The United States will decide in the coming weeks where to open an Agency for International Development office that will be responsible for dispensing up to $78 million for infrastructure and other developmental assistance to the newly autonomous Gaza Strip and Jericho district.

Widespread rumors continue to circulate around Washington that the State Department is considering an eastern Jerusalem location for this effort, perhaps at the U.S. Consulate there.

Officials have refused to confirm or deny such reports. The official word is that State Department personnel are “still working on the administrative arrangements for an AID mission” and “hope to finalize some details in the very near future,” according to a spokesperson.

But some members of Congress and many Jewish leaders fear that an AID office in eastern Jerusalem would buttress Palestinian claims to Jerusalem as the capital of a future Palestinian state. They are consequently trying to nip in the bud any notion of a site there for the AID office.

“This proposal only serves to prejudge the future status of Jerusalem by drawing a political connection between Jerusalem and the self-rule regions,” Reps. Eliot Engel (D-N.Y.), Benjamin Gilman (R-N.Y.), Robert Andrews (D-N.J.) and Ileana Ros-Lehtinen (R-Fla.) said in a joint statement this week.

Israeli Embassy officials refused to comment on the AID controversy but privately have said all countries wanting to deal with the Palestinian authority were being told they would have to do so in Jericho and Gaza.


The American Israel Public Affairs Committee issued a statement concerning the flap about the AID office saying, “AIPAC is unequivocally opposed to any action that would have a negative impact on or erode Jerusalem’s status as Israel’s undivided capital.”

In a letter to President Clinton, Seymour Reich, president of the American Zionist Movement, expressed his opposition to an AID office in Jerusalem: “The idea of an office in East Jerusalem for aid to Jericho raises serious questions and deep disquiet about American policy in the region.”

Gail Pressberg, co-director of the Washington office of Americans for Peace Now, disagreed with the assertion that an AID office in eastern Jerusalem would affect final-status talks.

“The location in and of itself does not set precedent. Where the office is says nothing about U.S. policy on Jerusalem. The policy is set in the White House and in Congress,” she said.

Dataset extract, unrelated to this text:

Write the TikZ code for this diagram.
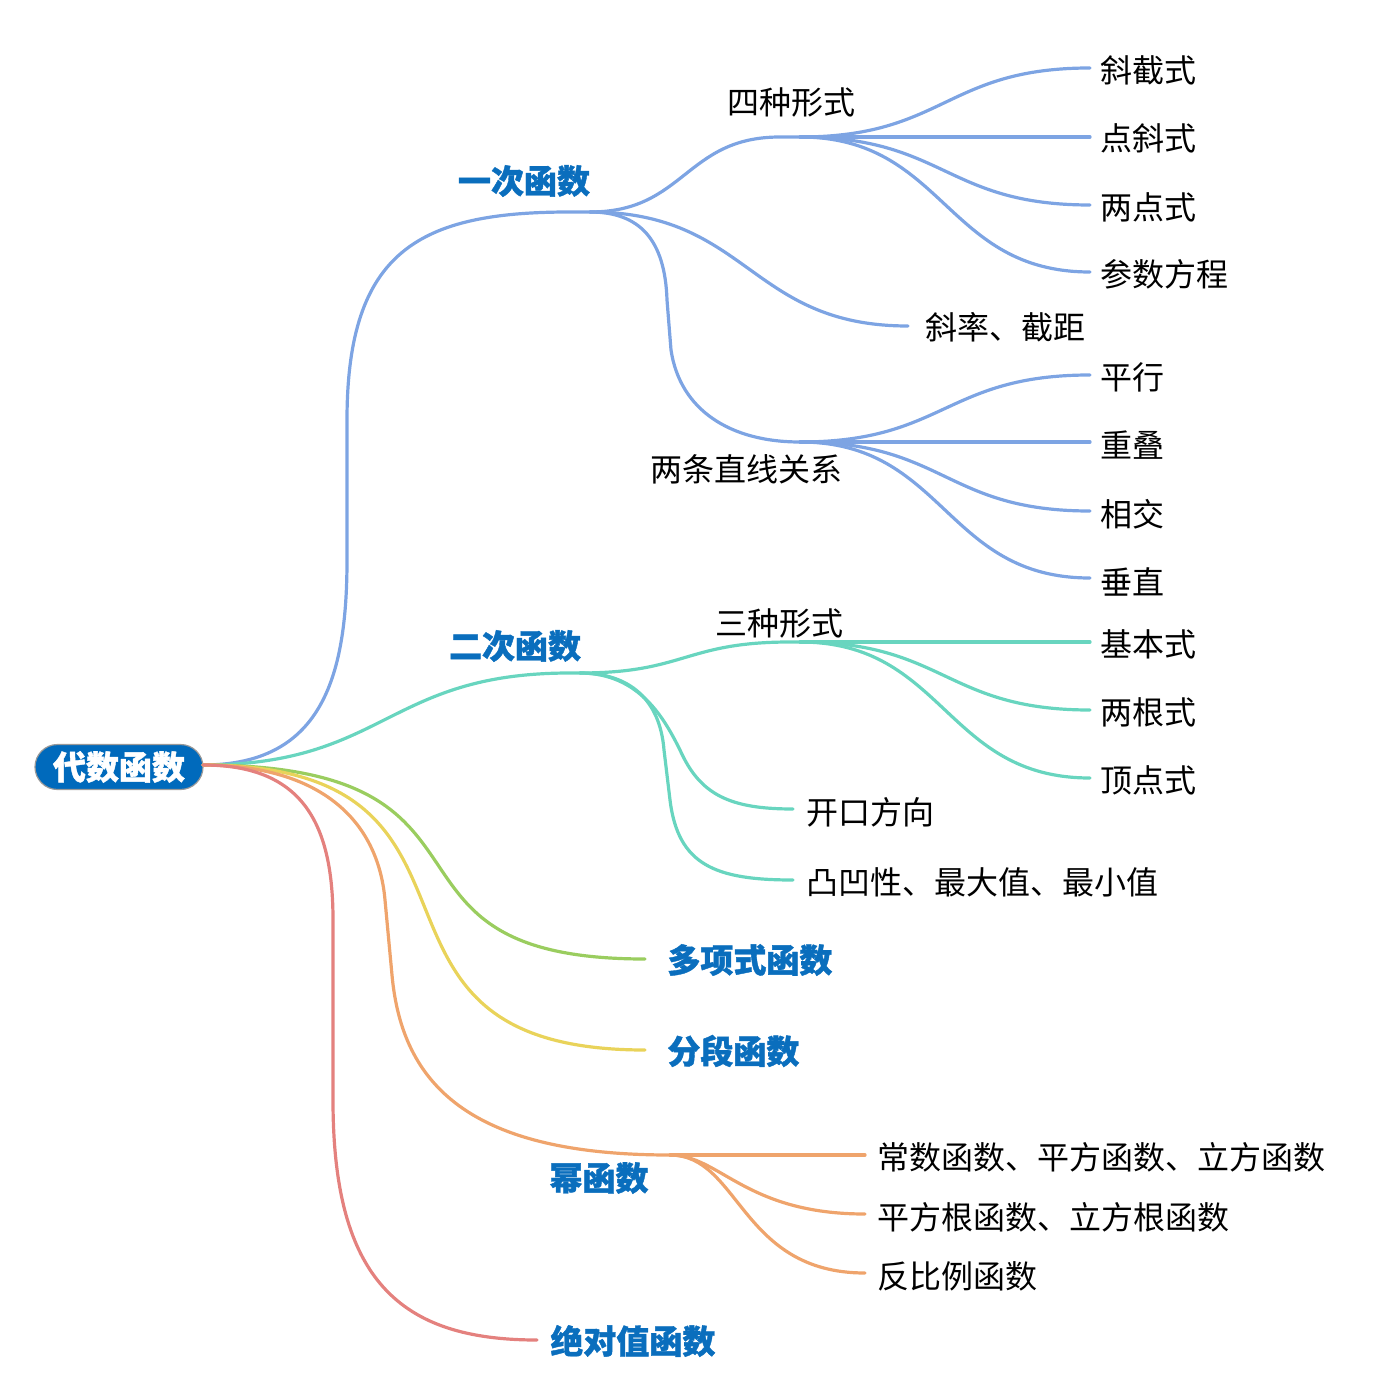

She added the issue “has been made from a mole hill into a mountain.”

Under the declaration of principles signed by Israel and the Palestine Liberation Organization last fall, the fate of Jerusalem is reserved for final-status negotiations that are at least two years away.

But the highly sensitive issue has come to the fore recently, especially since a speech given last month by PLO Chairman Yasser Arafat in which he called for a “jihad” for Jerusalem.